73Tous les anges se soumirent à l’ordre du créateur.

74L’orgueilleux Éblis refusa seul d’obéir.

75Éblis, lui dit Dieu, pourquoi n’adores-tu pas l’ouvrage de mes mains ?

76L’orgueil t’enivre-t-il ? Ta grandeur se croirait-elle humiliée ?

77Je suis, lui répondit l’esprit rebelle, d’une nature plus excellente que la sienne ; tu m’as créé de feu, et tu l’as formé de boue.

78Sors de ce séjour, tu seras lapidé.

79Ma malédiction te poursuivra jusqu’au jour du jugement.

80Seigneur, reprit Éblis, diffère tes vengeances jusqu’au jour de la résurrection.

81Je les différerai, dit le Tout-Puissant.

82Elles n’éclateront qu’au temps marqué.

83J’en jure par ta puissance, ajouta Éblis, je séduirai tous les hommes.

84Tes serviteurs sincères seront seuls épargnés.

85L’Éternel prononça ces mots : Je suis la vérité, et mes menaces sont véritables.

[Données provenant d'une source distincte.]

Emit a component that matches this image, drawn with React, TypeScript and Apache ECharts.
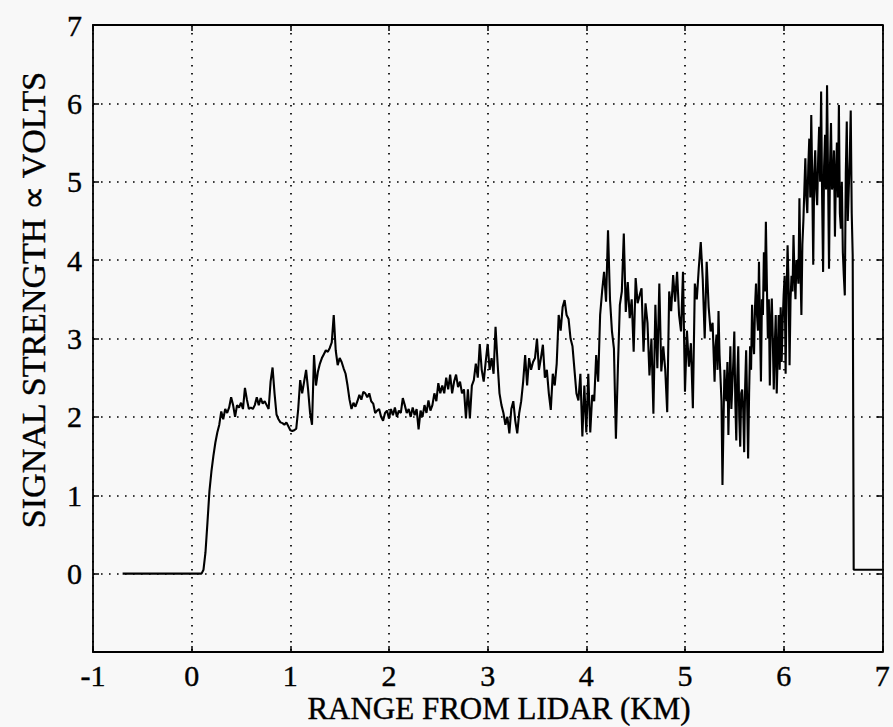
import { useEffect, useRef } from "react";
import * as echarts from "echarts";

// Lidar return, near part: sampled every 0.02 km from 0.10 km to 5.28 km
const NEAR_START_KM = 0.1;
const NEAR_STEP_KM = 0.02;
const NEAR_SIGNAL_V = [
  0, 0.05, 0.27, 0.65, 1.05, 1.3, 1.5, 1.67, 1.8, 1.9,
  2.07, 1.97, 2.1, 2.05, 2.12, 2.25, 2.15, 2.0, 2.15, 2.12,
  2.18, 2.1, 2.37, 2.22, 2.1, 2.12, 2.1, 2.15, 2.25, 2.15,
  2.24, 2.17, 2.2, 2.15, 2.1, 2.45, 2.63, 2.3, 2.03, 1.97,
  1.93, 1.92, 1.9, 1.93, 1.88, 1.83, 1.82, 1.83, 1.85, 2.1,
  2.47, 2.3, 2.45, 2.6, 2.35, 2.05, 1.9, 2.79, 2.4, 2.58,
  2.68, 2.75, 2.8, 2.85, 2.83, 2.88, 2.95, 3.3, 2.85, 2.66,
  2.75, 2.7, 2.62, 2.55, 2.4, 2.22, 2.1, 2.18, 2.13, 2.2,
  2.28, 2.22, 2.32, 2.3, 2.25, 2.3, 2.2, 2.17, 2.05, 2.08,
  2.1, 2.0, 1.95, 2.05, 2.08, 1.98, 2.1, 2.02, 2.12, 2.0,
  2.08, 2.05, 2.24, 2.15, 2.05, 2.1, 2.0, 2.12, 2.02, 2.1,
  1.84, 2.08, 2.0, 2.15, 2.05, 2.21, 2.08, 2.15, 2.3, 2.2,
  2.43, 2.3, 2.4, 2.3, 2.5, 2.35, 2.54, 2.3, 2.45, 2.54,
  2.38, 2.45, 2.3, 2.35, 1.98, 2.35, 1.98, 2.4, 2.47, 2.68,
  2.5, 2.93, 2.6, 2.45, 2.7, 2.93, 2.6, 2.75, 2.55, 3.15,
  2.7, 2.3, 2.15, 2.05, 1.9, 2.0, 1.79, 2.1, 2.2, 1.95,
  1.79, 2.05, 2.2, 2.45, 2.79, 2.4, 2.75, 2.6, 2.7, 2.75,
  3.0, 2.6, 2.75, 2.92, 2.5, 2.6, 2.3, 2.09, 2.55, 2.4,
  2.68, 3.3, 3.1, 3.4, 3.49, 3.3, 3.25, 3.0, 2.9, 2.6,
  2.3, 2.21, 2.55, 1.75, 2.4, 1.8, 2.55, 1.8, 2.28, 2.2,
  2.79, 2.45, 3.3, 3.6, 3.85, 3.47, 4.38, 3.5, 3.09, 2.87,
  1.72, 2.62, 3.43, 3.6, 4.34, 3.34, 3.72, 3.26, 3.5, 2.83,
  3.77, 3.45, 3.55, 3.64, 2.83, 3.45, 3.2, 2.53, 3.0, 2.04,
  3.43, 2.62, 3.7, 2.58, 2.9, 2.6, 2.06, 3.6, 3.35, 3.81,
  3.47, 3.85, 3.3, 3.09, 3.85, 2.32, 3.1, 2.64, 2.94, 2.11,
  3.7, 3.5, 3.9, 4.23, 3.76, 3.0, 3.98, 3.4, 3.09, 3.2,
];

// Far part, where the return gets noisy: sampled every 0.01 km from 5.30 km to 6.70 km
const FAR_START_KM = 5.3;
const FAR_STEP_KM = 0.01;
const FAR_SIGNAL_V = [
  2.45, 2.9, 3.05, 2.6, 3.35, 2.8, 2.5, 2.2, 1.13, 1.9,
  2.6, 2.3, 2.2, 2.7, 1.77, 2.4, 2.9, 2.1, 2.4, 2.7,
  3.09, 2.2, 1.7, 2.5, 2.9, 2.0, 1.62, 2.3, 2.35, 2.1,
  1.55, 2.4, 2.85, 2.2, 1.47, 2.3, 2.9, 2.6, 3.43, 3.0,
  2.8, 3.4, 3.7, 3.3, 3.1, 3.98, 3.2, 2.45, 3.5, 3.3,
  4.1, 3.6, 4.49, 3.7, 3.0, 3.5, 2.4, 3.2, 3.51, 3.0,
  2.35, 2.9, 3.3, 2.3, 2.8, 3.3, 2.6, 3.4, 2.7, 3.2,
  3.55, 3.8, 2.55, 3.6, 4.19, 3.7, 2.66, 3.5, 3.8, 3.6,
  4.32, 3.8, 3.5, 4.0, 3.9, 3.7, 4.79, 3.9, 3.3, 4.2,
  4.5, 4.9, 5.3, 4.8, 4.6, 5.2, 5.55, 4.8, 5.85, 5.0,
  3.94, 5.1, 5.4, 4.9, 4.7, 5.3, 5.7, 5.0, 6.15, 4.8,
  3.85, 5.2, 5.6, 4.9, 6.23, 5.1, 3.89, 5.2, 5.75, 4.9,
  5.0, 5.4, 4.3, 5.1, 5.5, 4.8, 5.98, 4.6, 4.4, 5.0,
  4.1, 3.8, 3.55, 5.1, 5.77, 4.5, 4.9, 5.3, 5.91, 4.6,
  4.06,
];

// Flat baseline before the pulse, and the cut-off at the end of the record
const LEAD_IN: [number, number][] = [[-0.7, 0]];
const TAIL: [number, number][] = [
  [6.71, 0.05],
  [7.0, 0.05],
];

const X_MIN = -1;
const X_MAX = 7;
const Y_MIN = -1;
const Y_MAX = 7;

const X_TITLE = "RANGE FROM LIDAR (KM)";
const Y_TITLE = "SIGNAL STRENGTH \u221D VOLTS";

const FONT = "'Liberation Serif', 'Times New Roman', serif";
const INK = "#000";

const sampled = (start: number, step: number, values: number[]) =>
  values.map((v, i) => [+(start + i * step).toFixed(3), v] as [number, number]);

export default function App() {
  const ref = useRef<HTMLDivElement>(null);

  useEffect(() => {
    if (!ref.current) return;
    const chart = echarts.init(ref.current, undefined, { renderer: "svg" });

    const trace: [number, number][] = [
      ...LEAD_IN,
      ...sampled(NEAR_START_KM, NEAR_STEP_KM, NEAR_SIGNAL_V),
      ...sampled(FAR_START_KM, FAR_STEP_KM, FAR_SIGNAL_V),
      ...TAIL,
    ];

    const gridLine = {
      show: true,
      lineStyle: { color: "#000", width: 1.7, type: [1.6, 6.4] as any },
    };
    const frameLine = { show: true, onZero: false, lineStyle: { color: INK, width: 1.8 } };
    const inTick = { show: true, inside: true, length: 6, lineStyle: { color: INK, width: 1.5 } };
    const tickText = {
      color: INK,
      fontFamily: FONT,
      fontSize: 30,
      textBorderColor: INK,
      textBorderWidth: 0.4,
    };
    const titleText = {
      text: "",
      fill: INK,
      font: `32px ${FONT}`,
      stroke: INK,
      lineWidth: 0.4,
      textAlign: "center",
      textVerticalAlign: "middle",
    };

    chart.setOption({
      animation: false,
      backgroundColor: "#f8f8f8",
      grid: { left: 93, right: 2, top: 25, bottom: 75, containLabel: false },
      xAxis: [
        {
          type: "value",
          min: X_MIN,
          max: X_MAX,
          interval: 1,
          axisLine: frameLine,
          axisTick: inTick,
          splitLine: gridLine,
          axisLabel: { ...tickText, margin: 8 },
        },
        {
          type: "value",
          position: "top",
          min: X_MIN,
          max: X_MAX,
          interval: 1,
          axisLine: frameLine,
          axisTick: inTick,
          splitLine: { show: false },
          axisLabel: { show: false },
        },
      ],
      yAxis: [
        {
          type: "value",
          min: Y_MIN,
          max: Y_MAX,
          interval: 1,
          axisLine: frameLine,
          axisTick: inTick,
          splitLine: gridLine,
          axisLabel: {
            ...tickText,
            margin: 11,
            formatter: (v: number) => (v === Y_MIN ? "" : String(v)),
          },
        },
        {
          type: "value",
          position: "right",
          min: Y_MIN,
          max: Y_MAX,
          interval: 1,
          axisLine: frameLine,
          axisTick: inTick,
          splitLine: { show: false },
          axisLabel: { show: false },
        },
      ],
      graphic: [
        {
          type: "text",
          x: 499,
          y: 708,
          style: { ...titleText, text: X_TITLE, font: `31px ${FONT}` },
        },
        {
          type: "text",
          x: 33,
          y: 300,
          rotation: Math.PI / 2,
          style: { ...titleText, text: Y_TITLE, font: `34px ${FONT}` },
        },
      ],
      series: [
        {
          type: "line",
          data: trace,
          xAxisIndex: 0,
          yAxisIndex: 0,
          showSymbol: false,
          symbol: "none",
          lineStyle: { color: INK, width: 2.1 },
          z: 5,
        },
      ],
    });

    return () => chart.dispose();
  }, []);

  return (
    <div
      style={{
        position: "fixed",
        left: 0,
        top: 0,
        width: 893,
        height: 727,
        background: "#f8f8f8",
      }}
    >
      <div ref={ref} style={{ width: 893, height: 727 }} />
    </div>
  );
}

Je remplirai l’enfer de ceux que tu auras séduits. Tu y seras à leur tête.

86Dis : Je ne vous demande point le prix de mes prédications ; mon zèle me suffit.

87Ce livre est un avertissement aux mortels.

88Vous verrez un jour que sa doctrine est véritable.


  1. Les commentateurs du Coran avouent qu’ils ignorent la signification de ce caractère isolé qui répond à la quatorzième lettre de l’alphabet arabe.
  2. Pharaon est peint dans plusieurs endroits du Coran avec cette épithète, zou elaoutad, auteur des pieux. C’est ainsi qu’on a traduit jusqu’à présent ce passage. Zou signifie possesseur, Aoutad ne veut pas dire seulement des pieux, il signifie encore les grands d’une ville. Nous avons cru qu’il était plus naturel de rendre ces mots de la manière suivante : Pharaon entouré de courtisans, que Pharaon auteur des pieux. D’ailleurs Mahomet représente toujours ce prince environné de seigneurs.
  3. Salomon assis sur un trône voyait courir des chevaux excellens qu’on lui avait amenés. La course dura jusqu’au coucher du soleil. Il oublia de faire la prière du soir, et se punit de cette négligence en faisant immoler une partie de ces superbes coursiers. Dieu le récompensa en lui donnant l’empire des vents. Jahia. Zamchascar.
  4. Salomon portait au doigt un anneau d’où dependait la durée de son empire. Il le confiait à une de ses femmes lorsqu’il entrait au bain. Un jour qu’il y était, un démon nommé Sacar prenant ses traits et sa ressemblance, vint demander l’anneau à celle qui en était dépositaire. Elle le remit entre ses mains. Il le prit, le jeta dans la mer, s’assit sur le trône du roi, et changea les lois par lesquelles il gouvernait les enfans d’Israël. Salomon, ayant inutilement cherché l’anneau qui était le gage de la durée de son empire, pensa que Dieu voulait le punir. Il sortit de son palais et se mit à parcourir la Judée en criant : Je suis Salomon ; mais ses sujets refusaient de le reconnaître. Il resta quarante jours dans cet état. Enfin ayant demandé de la nourriture à un pêcheur, il retrouva son anneau dans le ventre d’un poisson. Il rentra aussitôt dans ses droits, se saisit du démon Sacar, et le fit jeter chargé de chaînes dans le lac de Tiberiade. Ismaël ebn Ali raconte cette fable dans sa chronique.
  5. La femme de Job était un peu d’accord avec Satan. Elle exhortait son mari à écouter les propositions du tentateur. C’est pourquoi Job irrité jura qu’il lui donnerait cent coups de verges. Jahia.